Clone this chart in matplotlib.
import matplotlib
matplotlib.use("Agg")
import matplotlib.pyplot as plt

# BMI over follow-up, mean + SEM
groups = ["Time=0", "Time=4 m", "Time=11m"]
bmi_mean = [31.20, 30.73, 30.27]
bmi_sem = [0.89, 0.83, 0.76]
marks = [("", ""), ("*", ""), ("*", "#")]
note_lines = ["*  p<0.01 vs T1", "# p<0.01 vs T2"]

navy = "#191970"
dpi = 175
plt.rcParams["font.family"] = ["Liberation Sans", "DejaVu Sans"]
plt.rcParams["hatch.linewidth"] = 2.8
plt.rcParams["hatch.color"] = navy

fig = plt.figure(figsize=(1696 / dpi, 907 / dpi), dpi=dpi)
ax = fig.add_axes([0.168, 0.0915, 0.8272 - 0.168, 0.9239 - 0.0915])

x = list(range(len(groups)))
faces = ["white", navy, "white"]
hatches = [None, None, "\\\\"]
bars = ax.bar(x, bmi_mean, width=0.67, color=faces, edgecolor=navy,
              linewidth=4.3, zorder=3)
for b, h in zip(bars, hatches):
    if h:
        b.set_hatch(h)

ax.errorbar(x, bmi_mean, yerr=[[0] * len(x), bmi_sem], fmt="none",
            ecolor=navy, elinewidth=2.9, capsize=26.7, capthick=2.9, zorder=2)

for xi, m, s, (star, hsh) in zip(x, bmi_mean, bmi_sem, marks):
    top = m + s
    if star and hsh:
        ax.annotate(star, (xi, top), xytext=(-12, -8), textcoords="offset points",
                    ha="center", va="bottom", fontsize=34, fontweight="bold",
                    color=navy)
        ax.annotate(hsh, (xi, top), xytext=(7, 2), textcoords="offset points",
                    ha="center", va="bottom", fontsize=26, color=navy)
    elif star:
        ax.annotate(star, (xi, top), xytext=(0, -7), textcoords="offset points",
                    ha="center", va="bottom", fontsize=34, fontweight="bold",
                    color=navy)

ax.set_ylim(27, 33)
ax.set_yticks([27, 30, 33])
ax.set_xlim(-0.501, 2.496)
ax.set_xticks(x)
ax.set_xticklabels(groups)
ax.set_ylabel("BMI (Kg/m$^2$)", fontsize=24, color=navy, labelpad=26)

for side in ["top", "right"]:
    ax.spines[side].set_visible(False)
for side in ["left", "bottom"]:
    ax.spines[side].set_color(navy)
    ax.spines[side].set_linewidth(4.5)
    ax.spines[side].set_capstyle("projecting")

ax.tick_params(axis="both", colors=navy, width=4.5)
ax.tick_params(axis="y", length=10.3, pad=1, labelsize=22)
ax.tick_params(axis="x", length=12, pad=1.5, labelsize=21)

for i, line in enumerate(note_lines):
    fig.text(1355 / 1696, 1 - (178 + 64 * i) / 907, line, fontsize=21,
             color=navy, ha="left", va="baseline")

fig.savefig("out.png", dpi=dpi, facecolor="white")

.....

• _STATED EXERCISE_
Exactly as they stand, set down the lines from the top of the data through the line with "import matplotlib.pyplot as plt".

• _EXERCISE RESPONSE_
Clone this chart in matplotlib.
import matplotlib
matplotlib.use("Agg")
import matplotlib.pyplot as plt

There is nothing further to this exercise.